WORK INSTRUCTIONS ->
Find, in the records below, the line that contains "Emit a Python" and the line that contains "import plotly.graph_objects as go". Copy those two lines and everything between them exactly, but not the pictures.

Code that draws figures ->
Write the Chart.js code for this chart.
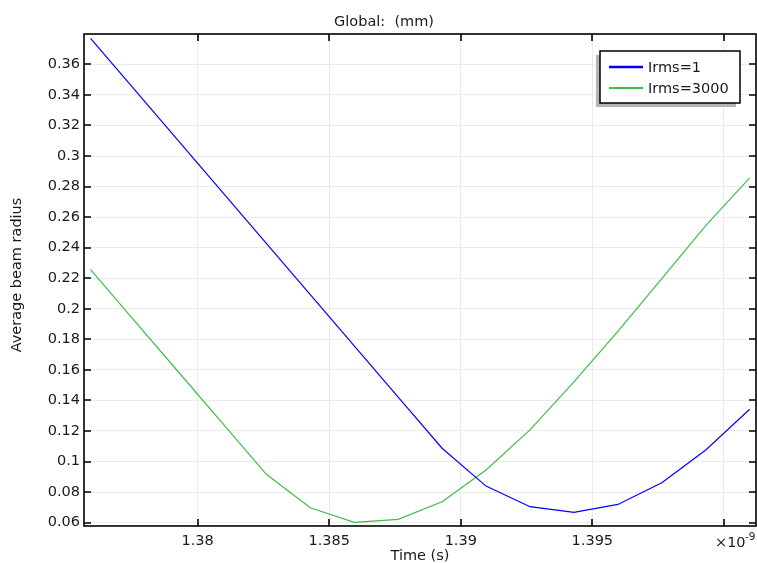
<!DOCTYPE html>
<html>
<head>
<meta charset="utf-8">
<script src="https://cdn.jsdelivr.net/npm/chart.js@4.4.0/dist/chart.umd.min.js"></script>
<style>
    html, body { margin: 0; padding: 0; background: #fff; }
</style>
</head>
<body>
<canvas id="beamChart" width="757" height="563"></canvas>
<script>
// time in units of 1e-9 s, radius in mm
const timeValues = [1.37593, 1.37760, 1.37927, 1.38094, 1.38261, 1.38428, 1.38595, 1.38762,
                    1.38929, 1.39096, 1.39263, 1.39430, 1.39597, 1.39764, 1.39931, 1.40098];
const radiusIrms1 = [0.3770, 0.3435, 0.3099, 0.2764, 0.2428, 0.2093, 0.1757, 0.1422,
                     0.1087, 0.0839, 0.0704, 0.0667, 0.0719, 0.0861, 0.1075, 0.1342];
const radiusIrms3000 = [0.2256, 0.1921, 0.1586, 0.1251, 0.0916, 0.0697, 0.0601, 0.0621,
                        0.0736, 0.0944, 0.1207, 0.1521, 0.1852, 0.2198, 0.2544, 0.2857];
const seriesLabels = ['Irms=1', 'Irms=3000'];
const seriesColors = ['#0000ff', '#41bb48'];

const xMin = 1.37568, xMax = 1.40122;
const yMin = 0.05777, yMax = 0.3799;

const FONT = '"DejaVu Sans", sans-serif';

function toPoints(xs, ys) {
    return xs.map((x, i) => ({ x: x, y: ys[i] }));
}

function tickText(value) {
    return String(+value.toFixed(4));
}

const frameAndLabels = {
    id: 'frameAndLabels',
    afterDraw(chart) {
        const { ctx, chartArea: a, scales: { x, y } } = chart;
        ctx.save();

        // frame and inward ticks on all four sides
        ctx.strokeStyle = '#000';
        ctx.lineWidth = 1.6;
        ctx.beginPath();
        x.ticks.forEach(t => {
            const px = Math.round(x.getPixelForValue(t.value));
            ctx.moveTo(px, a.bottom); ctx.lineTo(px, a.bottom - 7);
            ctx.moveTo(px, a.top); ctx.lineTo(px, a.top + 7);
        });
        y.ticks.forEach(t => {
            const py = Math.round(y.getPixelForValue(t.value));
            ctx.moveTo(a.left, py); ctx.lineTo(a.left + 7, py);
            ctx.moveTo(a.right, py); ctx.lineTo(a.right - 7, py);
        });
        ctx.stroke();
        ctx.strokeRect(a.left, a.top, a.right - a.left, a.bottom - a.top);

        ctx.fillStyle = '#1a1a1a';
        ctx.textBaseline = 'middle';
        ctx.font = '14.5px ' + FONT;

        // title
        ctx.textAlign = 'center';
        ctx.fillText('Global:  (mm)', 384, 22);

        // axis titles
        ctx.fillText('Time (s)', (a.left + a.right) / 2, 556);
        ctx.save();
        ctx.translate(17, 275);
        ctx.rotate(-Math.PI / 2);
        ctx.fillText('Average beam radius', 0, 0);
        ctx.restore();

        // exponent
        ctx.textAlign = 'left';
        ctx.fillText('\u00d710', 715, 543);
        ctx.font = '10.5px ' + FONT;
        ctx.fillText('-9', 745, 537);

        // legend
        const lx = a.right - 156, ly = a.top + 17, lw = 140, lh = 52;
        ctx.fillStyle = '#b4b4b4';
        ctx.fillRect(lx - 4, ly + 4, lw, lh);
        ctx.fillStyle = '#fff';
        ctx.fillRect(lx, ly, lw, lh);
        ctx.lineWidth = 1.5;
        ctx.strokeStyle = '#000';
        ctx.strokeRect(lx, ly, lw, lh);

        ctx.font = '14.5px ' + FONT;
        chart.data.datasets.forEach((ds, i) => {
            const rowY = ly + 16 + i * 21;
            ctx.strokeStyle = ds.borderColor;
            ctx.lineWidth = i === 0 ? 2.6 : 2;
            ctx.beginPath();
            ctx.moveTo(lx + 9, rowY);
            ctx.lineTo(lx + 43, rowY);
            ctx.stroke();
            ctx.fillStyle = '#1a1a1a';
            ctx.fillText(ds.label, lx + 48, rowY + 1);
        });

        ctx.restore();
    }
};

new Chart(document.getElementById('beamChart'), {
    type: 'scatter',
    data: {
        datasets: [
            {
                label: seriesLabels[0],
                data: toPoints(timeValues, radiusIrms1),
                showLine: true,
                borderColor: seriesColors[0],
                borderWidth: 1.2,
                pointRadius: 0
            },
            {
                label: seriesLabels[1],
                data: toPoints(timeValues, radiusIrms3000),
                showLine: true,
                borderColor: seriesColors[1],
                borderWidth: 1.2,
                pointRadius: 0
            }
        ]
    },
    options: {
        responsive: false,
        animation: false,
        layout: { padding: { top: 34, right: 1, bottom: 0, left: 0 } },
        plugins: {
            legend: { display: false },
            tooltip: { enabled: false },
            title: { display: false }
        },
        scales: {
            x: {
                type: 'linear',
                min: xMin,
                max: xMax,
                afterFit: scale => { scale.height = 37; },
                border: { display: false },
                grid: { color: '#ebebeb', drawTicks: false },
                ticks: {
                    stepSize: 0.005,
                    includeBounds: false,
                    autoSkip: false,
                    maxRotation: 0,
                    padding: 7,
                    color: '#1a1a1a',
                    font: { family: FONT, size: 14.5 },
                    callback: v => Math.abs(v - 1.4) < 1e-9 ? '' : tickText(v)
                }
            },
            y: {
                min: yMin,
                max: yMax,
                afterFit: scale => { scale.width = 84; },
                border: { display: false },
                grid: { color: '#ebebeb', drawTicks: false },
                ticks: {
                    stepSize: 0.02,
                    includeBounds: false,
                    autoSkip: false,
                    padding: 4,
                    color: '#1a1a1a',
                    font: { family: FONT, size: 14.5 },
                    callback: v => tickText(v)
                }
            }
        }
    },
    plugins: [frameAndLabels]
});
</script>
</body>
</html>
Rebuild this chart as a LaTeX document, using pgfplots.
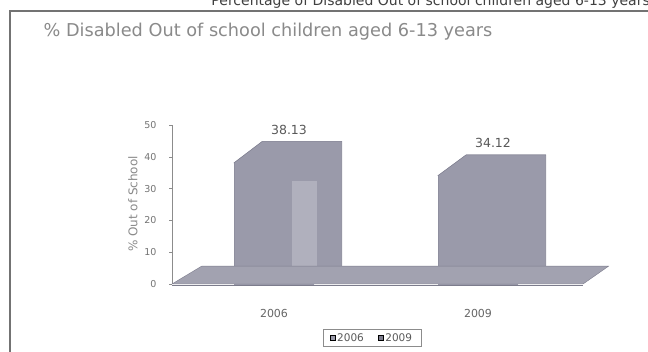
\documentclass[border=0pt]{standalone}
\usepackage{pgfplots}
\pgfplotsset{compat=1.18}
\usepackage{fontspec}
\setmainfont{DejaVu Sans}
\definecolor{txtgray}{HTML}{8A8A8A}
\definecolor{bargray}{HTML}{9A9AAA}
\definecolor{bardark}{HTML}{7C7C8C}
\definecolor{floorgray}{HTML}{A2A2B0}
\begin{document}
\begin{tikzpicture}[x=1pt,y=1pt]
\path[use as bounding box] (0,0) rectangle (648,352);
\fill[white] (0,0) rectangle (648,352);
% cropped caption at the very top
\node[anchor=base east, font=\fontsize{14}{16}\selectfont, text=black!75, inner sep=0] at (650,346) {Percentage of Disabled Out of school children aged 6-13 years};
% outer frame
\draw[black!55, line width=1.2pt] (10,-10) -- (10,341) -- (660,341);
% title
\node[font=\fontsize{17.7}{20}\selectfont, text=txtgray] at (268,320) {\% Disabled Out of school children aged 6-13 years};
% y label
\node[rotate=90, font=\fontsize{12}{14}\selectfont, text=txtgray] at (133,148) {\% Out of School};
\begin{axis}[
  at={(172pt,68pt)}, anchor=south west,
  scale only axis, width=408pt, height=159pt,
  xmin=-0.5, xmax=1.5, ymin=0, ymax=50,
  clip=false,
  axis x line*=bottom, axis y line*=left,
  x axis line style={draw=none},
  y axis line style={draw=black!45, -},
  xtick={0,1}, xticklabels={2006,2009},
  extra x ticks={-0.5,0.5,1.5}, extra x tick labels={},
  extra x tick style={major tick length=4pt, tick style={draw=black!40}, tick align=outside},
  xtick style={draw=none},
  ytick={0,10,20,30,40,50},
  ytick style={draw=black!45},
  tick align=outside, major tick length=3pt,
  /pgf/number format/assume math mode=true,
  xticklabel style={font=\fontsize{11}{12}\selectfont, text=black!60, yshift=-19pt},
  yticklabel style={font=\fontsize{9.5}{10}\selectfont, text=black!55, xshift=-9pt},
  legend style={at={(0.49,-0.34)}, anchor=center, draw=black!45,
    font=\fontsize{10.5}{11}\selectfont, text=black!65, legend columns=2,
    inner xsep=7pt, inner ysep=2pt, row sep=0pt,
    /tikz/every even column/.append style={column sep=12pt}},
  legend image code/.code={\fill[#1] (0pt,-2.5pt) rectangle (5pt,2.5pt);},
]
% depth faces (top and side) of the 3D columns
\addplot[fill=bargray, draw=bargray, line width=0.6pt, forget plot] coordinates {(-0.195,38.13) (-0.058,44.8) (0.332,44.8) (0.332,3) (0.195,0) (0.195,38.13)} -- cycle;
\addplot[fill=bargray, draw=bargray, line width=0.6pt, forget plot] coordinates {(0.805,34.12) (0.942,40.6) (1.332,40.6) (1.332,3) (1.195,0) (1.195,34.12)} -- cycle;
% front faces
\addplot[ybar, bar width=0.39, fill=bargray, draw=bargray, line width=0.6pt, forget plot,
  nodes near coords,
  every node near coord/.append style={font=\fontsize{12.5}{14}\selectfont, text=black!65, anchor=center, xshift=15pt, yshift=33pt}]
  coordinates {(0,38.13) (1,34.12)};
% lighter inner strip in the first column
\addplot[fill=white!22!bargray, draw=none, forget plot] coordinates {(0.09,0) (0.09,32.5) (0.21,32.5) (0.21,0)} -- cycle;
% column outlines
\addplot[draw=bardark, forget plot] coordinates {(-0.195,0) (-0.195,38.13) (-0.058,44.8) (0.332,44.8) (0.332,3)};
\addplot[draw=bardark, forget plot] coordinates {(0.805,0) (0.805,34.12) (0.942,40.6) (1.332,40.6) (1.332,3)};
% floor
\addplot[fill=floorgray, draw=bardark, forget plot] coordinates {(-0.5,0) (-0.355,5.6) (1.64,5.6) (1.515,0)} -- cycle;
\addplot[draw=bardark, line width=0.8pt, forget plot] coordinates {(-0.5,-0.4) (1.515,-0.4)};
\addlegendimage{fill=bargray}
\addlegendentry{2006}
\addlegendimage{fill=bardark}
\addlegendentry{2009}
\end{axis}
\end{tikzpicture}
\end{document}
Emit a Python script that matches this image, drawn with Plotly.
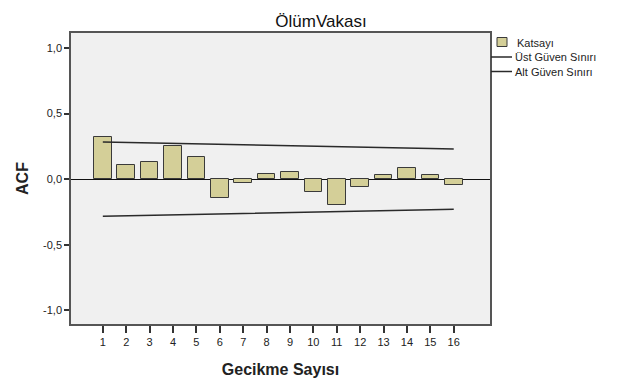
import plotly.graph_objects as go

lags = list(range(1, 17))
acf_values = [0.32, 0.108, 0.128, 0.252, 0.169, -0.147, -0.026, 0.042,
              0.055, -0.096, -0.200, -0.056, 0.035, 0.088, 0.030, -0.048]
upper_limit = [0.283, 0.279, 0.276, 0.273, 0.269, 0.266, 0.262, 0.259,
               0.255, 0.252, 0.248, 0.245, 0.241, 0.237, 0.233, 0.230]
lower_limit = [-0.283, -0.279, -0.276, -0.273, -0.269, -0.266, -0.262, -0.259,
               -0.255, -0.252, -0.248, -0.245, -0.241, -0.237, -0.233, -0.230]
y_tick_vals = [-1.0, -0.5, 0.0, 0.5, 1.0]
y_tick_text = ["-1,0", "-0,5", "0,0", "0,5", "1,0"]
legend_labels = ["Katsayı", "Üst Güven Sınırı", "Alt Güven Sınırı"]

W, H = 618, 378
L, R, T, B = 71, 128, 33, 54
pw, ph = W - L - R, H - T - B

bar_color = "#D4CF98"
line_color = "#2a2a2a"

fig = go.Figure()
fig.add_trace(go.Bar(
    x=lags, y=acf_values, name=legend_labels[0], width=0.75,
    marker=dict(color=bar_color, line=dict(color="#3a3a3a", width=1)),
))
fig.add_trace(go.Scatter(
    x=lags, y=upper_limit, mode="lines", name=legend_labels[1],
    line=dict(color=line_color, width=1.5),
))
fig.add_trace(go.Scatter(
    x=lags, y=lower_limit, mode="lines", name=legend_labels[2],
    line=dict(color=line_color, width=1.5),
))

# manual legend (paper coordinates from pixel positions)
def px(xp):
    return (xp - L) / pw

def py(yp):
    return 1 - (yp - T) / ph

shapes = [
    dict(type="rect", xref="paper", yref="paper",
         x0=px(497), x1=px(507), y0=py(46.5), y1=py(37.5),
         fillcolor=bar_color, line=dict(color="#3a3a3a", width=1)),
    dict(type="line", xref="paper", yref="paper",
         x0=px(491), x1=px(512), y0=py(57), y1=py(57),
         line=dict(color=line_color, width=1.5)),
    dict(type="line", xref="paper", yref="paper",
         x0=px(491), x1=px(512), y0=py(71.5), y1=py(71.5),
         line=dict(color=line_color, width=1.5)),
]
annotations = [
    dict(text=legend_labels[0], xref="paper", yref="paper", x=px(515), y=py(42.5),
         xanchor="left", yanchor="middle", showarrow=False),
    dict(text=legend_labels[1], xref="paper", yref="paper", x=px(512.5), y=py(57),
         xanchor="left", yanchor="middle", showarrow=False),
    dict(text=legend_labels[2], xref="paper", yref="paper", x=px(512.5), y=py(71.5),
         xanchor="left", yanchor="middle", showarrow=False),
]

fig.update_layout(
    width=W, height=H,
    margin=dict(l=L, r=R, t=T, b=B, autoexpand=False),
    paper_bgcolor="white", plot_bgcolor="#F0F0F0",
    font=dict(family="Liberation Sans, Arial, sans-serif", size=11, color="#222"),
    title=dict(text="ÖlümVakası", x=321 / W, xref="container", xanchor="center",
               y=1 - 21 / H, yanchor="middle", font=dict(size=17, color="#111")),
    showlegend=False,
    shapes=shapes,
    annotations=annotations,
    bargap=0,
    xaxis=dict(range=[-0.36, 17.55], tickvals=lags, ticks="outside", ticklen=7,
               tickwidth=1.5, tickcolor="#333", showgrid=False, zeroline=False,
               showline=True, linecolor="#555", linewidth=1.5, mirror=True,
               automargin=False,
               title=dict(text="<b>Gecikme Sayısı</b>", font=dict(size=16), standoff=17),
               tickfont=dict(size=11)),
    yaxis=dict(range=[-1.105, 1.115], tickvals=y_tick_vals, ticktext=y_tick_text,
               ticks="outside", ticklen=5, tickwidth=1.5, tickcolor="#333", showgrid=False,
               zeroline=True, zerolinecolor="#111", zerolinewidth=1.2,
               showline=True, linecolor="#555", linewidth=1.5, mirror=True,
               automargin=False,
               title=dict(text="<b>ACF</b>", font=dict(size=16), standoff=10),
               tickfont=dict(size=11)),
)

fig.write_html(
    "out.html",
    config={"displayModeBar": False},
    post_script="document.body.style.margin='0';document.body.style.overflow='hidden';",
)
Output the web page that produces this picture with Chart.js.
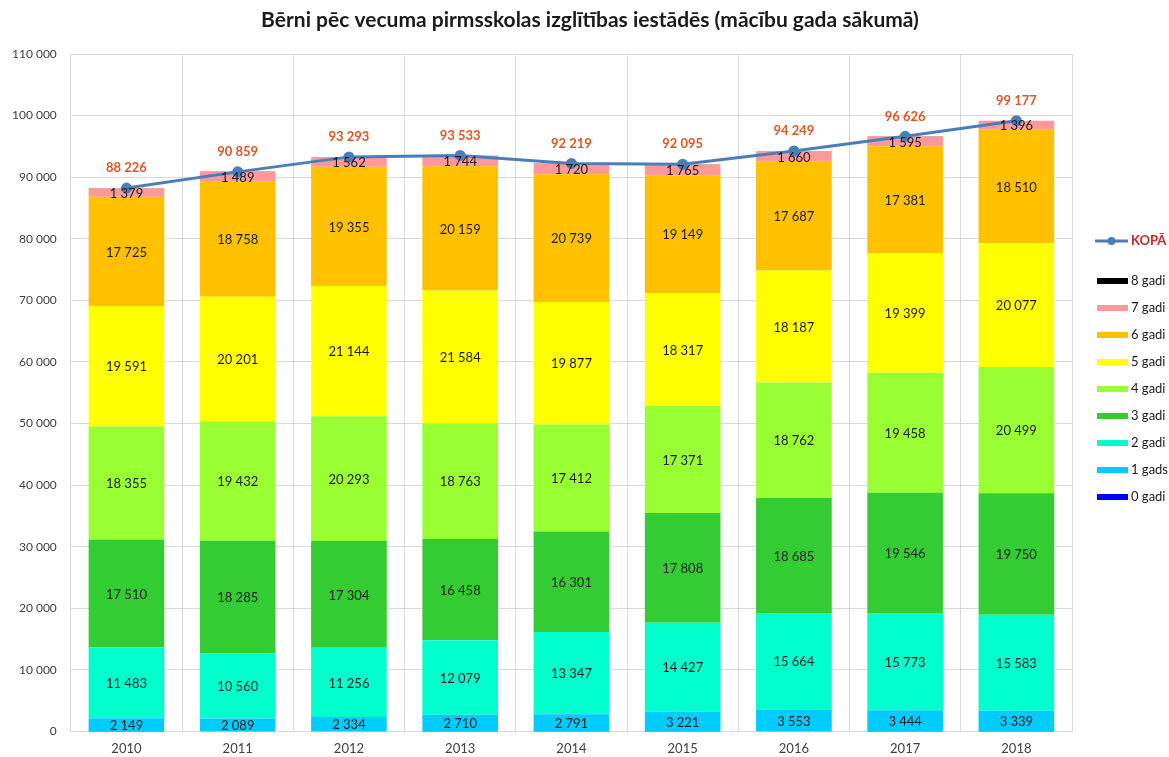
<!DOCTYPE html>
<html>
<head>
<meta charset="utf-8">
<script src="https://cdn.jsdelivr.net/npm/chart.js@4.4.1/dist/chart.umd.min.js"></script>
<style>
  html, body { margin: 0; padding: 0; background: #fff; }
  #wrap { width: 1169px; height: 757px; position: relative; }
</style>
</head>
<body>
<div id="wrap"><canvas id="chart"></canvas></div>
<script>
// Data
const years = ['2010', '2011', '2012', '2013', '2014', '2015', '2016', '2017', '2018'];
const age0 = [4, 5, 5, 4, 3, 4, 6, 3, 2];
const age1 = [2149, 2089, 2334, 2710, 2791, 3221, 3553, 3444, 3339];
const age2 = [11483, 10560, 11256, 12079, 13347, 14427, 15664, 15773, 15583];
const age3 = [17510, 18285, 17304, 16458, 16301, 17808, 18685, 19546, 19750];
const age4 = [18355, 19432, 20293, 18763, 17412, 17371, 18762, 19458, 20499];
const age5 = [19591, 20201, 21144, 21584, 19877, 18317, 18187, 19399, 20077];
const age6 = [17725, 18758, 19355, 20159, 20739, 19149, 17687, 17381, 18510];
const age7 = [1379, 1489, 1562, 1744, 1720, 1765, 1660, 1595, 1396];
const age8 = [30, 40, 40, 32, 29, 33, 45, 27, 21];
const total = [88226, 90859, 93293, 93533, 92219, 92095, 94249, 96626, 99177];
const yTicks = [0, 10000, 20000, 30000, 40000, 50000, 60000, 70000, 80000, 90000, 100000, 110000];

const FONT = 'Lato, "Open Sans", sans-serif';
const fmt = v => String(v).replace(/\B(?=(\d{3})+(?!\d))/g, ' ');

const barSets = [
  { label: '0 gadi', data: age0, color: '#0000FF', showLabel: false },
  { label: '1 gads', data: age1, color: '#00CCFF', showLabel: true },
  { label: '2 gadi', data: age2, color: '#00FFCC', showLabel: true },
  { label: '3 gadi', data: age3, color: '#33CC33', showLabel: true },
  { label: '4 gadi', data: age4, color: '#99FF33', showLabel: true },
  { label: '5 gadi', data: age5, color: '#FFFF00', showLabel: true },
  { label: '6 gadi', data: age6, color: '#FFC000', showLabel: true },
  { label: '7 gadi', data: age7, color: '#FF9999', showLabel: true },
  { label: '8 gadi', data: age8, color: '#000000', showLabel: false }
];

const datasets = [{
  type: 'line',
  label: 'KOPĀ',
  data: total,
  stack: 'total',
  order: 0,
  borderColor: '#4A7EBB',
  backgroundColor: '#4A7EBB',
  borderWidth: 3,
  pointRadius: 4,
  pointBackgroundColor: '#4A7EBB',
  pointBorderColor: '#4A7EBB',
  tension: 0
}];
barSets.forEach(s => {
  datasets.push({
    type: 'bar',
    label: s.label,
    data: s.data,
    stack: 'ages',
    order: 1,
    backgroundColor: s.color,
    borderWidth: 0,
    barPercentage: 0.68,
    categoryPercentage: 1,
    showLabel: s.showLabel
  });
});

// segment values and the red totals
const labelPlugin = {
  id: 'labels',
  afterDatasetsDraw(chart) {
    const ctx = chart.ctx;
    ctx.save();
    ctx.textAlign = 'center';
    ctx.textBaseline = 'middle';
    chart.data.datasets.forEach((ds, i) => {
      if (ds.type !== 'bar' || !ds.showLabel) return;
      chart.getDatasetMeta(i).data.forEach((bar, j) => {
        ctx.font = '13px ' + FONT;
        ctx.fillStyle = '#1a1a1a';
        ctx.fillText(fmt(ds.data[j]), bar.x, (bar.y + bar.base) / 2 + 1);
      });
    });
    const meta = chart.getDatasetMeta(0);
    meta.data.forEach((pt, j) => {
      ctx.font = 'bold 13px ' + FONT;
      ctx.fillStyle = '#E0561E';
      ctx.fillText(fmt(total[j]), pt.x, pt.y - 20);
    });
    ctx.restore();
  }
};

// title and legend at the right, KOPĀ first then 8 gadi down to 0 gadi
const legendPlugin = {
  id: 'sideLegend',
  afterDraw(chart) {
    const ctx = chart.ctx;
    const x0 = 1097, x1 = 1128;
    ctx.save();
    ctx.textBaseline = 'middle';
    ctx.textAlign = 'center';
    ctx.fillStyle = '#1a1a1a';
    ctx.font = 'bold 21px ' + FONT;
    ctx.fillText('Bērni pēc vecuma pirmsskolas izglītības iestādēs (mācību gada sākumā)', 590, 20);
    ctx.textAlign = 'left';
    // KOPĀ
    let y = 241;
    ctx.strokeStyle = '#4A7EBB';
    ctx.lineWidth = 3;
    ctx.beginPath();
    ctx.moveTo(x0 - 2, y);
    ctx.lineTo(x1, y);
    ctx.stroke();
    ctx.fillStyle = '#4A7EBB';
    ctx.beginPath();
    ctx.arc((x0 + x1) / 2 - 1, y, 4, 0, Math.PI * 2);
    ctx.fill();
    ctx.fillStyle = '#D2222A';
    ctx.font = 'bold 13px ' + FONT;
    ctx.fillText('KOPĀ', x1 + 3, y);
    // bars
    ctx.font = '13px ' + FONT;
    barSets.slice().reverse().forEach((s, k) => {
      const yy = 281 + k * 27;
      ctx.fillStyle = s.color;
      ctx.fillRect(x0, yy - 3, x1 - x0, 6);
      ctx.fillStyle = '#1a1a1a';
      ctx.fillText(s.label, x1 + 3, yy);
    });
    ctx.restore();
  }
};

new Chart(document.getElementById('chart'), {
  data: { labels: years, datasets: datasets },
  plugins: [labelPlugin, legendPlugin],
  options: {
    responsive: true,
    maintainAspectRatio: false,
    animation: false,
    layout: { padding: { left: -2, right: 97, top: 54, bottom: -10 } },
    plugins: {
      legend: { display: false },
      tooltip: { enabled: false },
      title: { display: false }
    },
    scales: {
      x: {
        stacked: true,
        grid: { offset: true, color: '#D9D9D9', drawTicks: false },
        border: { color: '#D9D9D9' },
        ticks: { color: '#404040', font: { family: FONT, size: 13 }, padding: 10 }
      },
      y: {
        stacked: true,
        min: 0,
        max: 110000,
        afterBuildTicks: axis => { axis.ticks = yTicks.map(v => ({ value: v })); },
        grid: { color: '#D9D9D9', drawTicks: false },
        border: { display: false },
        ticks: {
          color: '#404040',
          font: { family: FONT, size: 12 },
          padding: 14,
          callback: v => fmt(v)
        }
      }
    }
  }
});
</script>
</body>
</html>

RESPONSE ->
Emit a Python script that matches this image, drawn with Plotly.
import plotly.graph_objects as go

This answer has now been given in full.